» Exercise material:
>> Start

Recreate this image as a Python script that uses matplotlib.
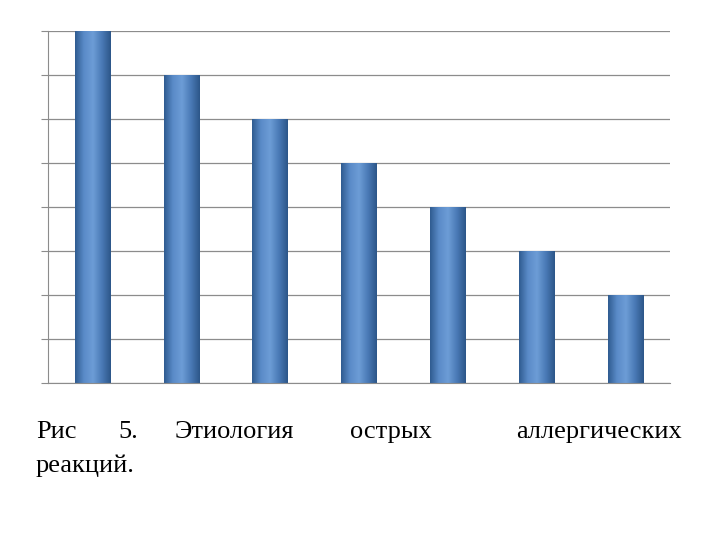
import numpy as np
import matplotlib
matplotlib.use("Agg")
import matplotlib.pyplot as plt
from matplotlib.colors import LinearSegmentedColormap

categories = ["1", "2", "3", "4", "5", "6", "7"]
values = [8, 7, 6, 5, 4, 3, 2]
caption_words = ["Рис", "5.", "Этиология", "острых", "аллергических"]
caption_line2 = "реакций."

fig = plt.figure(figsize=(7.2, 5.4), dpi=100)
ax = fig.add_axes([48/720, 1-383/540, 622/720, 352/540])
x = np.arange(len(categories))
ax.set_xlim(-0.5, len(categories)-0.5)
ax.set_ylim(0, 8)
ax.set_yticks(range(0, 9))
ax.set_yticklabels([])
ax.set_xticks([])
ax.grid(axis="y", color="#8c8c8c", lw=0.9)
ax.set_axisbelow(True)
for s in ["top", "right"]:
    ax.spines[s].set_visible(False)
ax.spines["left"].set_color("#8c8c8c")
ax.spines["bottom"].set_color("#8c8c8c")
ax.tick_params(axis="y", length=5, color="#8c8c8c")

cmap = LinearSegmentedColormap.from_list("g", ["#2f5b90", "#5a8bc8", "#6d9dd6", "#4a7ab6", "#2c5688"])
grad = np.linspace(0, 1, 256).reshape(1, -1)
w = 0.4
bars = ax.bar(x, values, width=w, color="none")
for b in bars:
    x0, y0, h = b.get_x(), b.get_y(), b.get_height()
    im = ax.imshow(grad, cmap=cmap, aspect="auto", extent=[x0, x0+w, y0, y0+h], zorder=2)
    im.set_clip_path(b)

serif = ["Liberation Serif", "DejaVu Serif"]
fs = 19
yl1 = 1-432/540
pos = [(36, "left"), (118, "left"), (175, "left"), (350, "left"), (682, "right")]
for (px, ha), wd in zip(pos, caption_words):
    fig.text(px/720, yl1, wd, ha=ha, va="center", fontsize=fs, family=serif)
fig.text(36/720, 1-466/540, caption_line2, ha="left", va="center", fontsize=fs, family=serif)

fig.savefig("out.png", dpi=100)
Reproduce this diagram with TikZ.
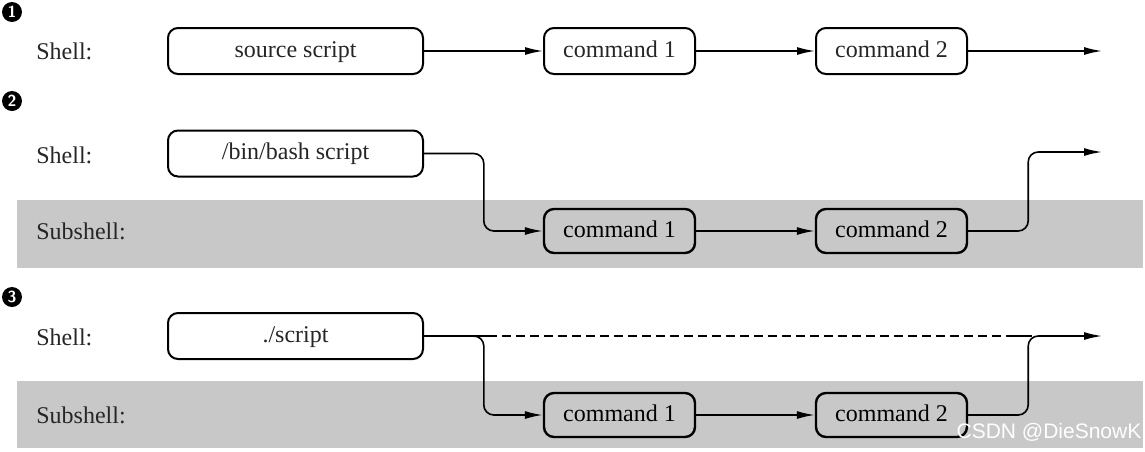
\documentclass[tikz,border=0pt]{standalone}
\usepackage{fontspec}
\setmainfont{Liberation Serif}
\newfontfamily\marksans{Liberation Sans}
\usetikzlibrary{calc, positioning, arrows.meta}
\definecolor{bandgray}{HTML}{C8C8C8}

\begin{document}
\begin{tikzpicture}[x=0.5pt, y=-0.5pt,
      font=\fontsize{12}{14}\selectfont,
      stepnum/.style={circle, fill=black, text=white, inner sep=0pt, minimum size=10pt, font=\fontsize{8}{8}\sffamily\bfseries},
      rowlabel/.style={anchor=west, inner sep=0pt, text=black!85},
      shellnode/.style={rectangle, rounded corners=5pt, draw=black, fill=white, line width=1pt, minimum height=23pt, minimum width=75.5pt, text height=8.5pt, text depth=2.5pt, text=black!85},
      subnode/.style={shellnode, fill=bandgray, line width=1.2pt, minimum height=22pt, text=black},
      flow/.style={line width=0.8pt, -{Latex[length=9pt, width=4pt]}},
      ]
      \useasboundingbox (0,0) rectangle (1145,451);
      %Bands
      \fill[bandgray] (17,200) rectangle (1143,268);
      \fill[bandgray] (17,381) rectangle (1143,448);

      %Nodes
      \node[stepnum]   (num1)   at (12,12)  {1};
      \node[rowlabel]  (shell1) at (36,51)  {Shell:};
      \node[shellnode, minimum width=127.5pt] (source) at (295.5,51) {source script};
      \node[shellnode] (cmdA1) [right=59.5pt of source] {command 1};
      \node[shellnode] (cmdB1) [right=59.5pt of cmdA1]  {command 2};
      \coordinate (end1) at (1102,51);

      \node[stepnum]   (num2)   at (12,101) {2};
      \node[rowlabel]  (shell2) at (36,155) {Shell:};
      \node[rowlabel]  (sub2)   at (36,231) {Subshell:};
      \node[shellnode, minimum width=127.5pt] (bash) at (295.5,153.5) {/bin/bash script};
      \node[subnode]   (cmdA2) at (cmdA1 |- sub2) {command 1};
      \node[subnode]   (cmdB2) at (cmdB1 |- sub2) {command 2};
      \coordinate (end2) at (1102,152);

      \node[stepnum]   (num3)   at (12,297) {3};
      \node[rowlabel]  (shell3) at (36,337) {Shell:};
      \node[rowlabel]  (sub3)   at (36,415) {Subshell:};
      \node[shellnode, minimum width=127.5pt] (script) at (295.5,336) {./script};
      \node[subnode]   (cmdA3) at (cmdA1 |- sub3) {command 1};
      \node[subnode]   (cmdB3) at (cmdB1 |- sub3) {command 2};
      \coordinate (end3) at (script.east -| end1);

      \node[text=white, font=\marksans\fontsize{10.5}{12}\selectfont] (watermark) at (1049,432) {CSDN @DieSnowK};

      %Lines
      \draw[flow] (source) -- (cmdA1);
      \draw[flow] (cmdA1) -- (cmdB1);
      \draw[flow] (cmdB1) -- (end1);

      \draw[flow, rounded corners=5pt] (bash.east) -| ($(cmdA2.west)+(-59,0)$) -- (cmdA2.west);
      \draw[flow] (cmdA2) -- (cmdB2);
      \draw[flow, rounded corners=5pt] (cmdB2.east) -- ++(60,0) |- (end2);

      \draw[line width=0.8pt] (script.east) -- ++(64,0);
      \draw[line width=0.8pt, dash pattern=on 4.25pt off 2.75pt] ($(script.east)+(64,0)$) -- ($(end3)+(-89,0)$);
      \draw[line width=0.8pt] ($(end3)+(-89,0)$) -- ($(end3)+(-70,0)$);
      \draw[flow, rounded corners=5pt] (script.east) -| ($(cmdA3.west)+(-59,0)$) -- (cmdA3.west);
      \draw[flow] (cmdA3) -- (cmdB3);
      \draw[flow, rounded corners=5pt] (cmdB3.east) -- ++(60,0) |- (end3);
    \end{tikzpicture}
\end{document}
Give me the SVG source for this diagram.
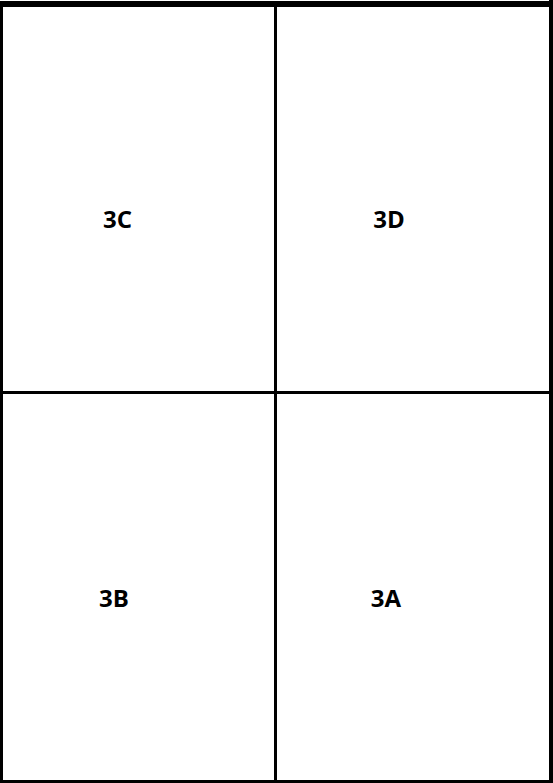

>> End

» Directions: In the copy, include all records verbatim but no images.

» Complete answer:
Recreate this image as a Python script that uses matplotlib.
import numpy as np
import matplotlib
matplotlib.use("Agg")
import matplotlib.pyplot as plt
from matplotlib.colors import LinearSegmentedColormap

categories = ["1", "2", "3", "4", "5", "6", "7"]
values = [8, 7, 6, 5, 4, 3, 2]
caption_words = ["Рис", "5.", "Этиология", "острых", "аллергических"]
caption_line2 = "реакций."

fig = plt.figure(figsize=(7.2, 5.4), dpi=100)
ax = fig.add_axes([48/720, 1-383/540, 622/720, 352/540])
x = np.arange(len(categories))
ax.set_xlim(-0.5, len(categories)-0.5)
ax.set_ylim(0, 8)
ax.set_yticks(range(0, 9))
ax.set_yticklabels([])
ax.set_xticks([])
ax.grid(axis="y", color="#8c8c8c", lw=0.9)
ax.set_axisbelow(True)
for s in ["top", "right"]:
    ax.spines[s].set_visible(False)
ax.spines["left"].set_color("#8c8c8c")
ax.spines["bottom"].set_color("#8c8c8c")
ax.tick_params(axis="y", length=5, color="#8c8c8c")

cmap = LinearSegmentedColormap.from_list("g", ["#2f5b90", "#5a8bc8", "#6d9dd6", "#4a7ab6", "#2c5688"])
grad = np.linspace(0, 1, 256).reshape(1, -1)
w = 0.4
bars = ax.bar(x, values, width=w, color="none")
for b in bars:
    x0, y0, h = b.get_x(), b.get_y(), b.get_height()
    im = ax.imshow(grad, cmap=cmap, aspect="auto", extent=[x0, x0+w, y0, y0+h], zorder=2)
    im.set_clip_path(b)

serif = ["Liberation Serif", "DejaVu Serif"]
fs = 19
yl1 = 1-432/540
pos = [(36, "left"), (118, "left"), (175, "left"), (350, "left"), (682, "right")]
for (px, ha), wd in zip(pos, caption_words):
    fig.text(px/720, yl1, wd, ha=ha, va="center", fontsize=fs, family=serif)
fig.text(36/720, 1-466/540, caption_line2, ha="left", va="center", fontsize=fs, family=serif)

fig.savefig("out.png", dpi=100)
Reproduce this diagram with TikZ.
\documentclass[tikz,border=0pt]{standalone}
\usepackage{fontspec}
\setmainfont{Liberation Serif}
\newfontfamily\marksans{Liberation Sans}
\usetikzlibrary{calc, positioning, arrows.meta}
\definecolor{bandgray}{HTML}{C8C8C8}

\begin{document}
\begin{tikzpicture}[x=0.5pt, y=-0.5pt,
      font=\fontsize{12}{14}\selectfont,
      stepnum/.style={circle, fill=black, text=white, inner sep=0pt, minimum size=10pt, font=\fontsize{8}{8}\sffamily\bfseries},
      rowlabel/.style={anchor=west, inner sep=0pt, text=black!85},
      shellnode/.style={rectangle, rounded corners=5pt, draw=black, fill=white, line width=1pt, minimum height=23pt, minimum width=75.5pt, text height=8.5pt, text depth=2.5pt, text=black!85},
      subnode/.style={shellnode, fill=bandgray, line width=1.2pt, minimum height=22pt, text=black},
      flow/.style={line width=0.8pt, -{Latex[length=9pt, width=4pt]}},
      ]
      \useasboundingbox (0,0) rectangle (1145,451);
      %Bands
      \fill[bandgray] (17,200) rectangle (1143,268);
      \fill[bandgray] (17,381) rectangle (1143,448);

      %Nodes
      \node[stepnum]   (num1)   at (12,12)  {1};
      \node[rowlabel]  (shell1) at (36,51)  {Shell:};
      \node[shellnode, minimum width=127.5pt] (source) at (295.5,51) {source script};
      \node[shellnode] (cmdA1) [right=59.5pt of source] {command 1};
      \node[shellnode] (cmdB1) [right=59.5pt of cmdA1]  {command 2};
      \coordinate (end1) at (1102,51);

      \node[stepnum]   (num2)   at (12,101) {2};
      \node[rowlabel]  (shell2) at (36,155) {Shell:};
      \node[rowlabel]  (sub2)   at (36,231) {Subshell:};
      \node[shellnode, minimum width=127.5pt] (bash) at (295.5,153.5) {/bin/bash script};
      \node[subnode]   (cmdA2) at (cmdA1 |- sub2) {command 1};
      \node[subnode]   (cmdB2) at (cmdB1 |- sub2) {command 2};
      \coordinate (end2) at (1102,152);

      \node[stepnum]   (num3)   at (12,297) {3};
      \node[rowlabel]  (shell3) at (36,337) {Shell:};
      \node[rowlabel]  (sub3)   at (36,415) {Subshell:};
      \node[shellnode, minimum width=127.5pt] (script) at (295.5,336) {./script};
      \node[subnode]   (cmdA3) at (cmdA1 |- sub3) {command 1};
      \node[subnode]   (cmdB3) at (cmdB1 |- sub3) {command 2};
      \coordinate (end3) at (script.east -| end1);

      \node[text=white, font=\marksans\fontsize{10.5}{12}\selectfont] (watermark) at (1049,432) {CSDN @DieSnowK};

      %Lines
      \draw[flow] (source) -- (cmdA1);
      \draw[flow] (cmdA1) -- (cmdB1);
      \draw[flow] (cmdB1) -- (end1);

      \draw[flow, rounded corners=5pt] (bash.east) -| ($(cmdA2.west)+(-59,0)$) -- (cmdA2.west);
      \draw[flow] (cmdA2) -- (cmdB2);
      \draw[flow, rounded corners=5pt] (cmdB2.east) -- ++(60,0) |- (end2);

      \draw[line width=0.8pt] (script.east) -- ++(64,0);
      \draw[line width=0.8pt, dash pattern=on 4.25pt off 2.75pt] ($(script.east)+(64,0)$) -- ($(end3)+(-89,0)$);
      \draw[line width=0.8pt] ($(end3)+(-89,0)$) -- ($(end3)+(-70,0)$);
      \draw[flow, rounded corners=5pt] (script.east) -| ($(cmdA3.west)+(-59,0)$) -- (cmdA3.west);
      \draw[flow] (cmdA3) -- (cmdB3);
      \draw[flow, rounded corners=5pt] (cmdB3.east) -- ++(60,0) |- (end3);
    \end{tikzpicture}
\end{document}
Give me the SVG source for this diagram.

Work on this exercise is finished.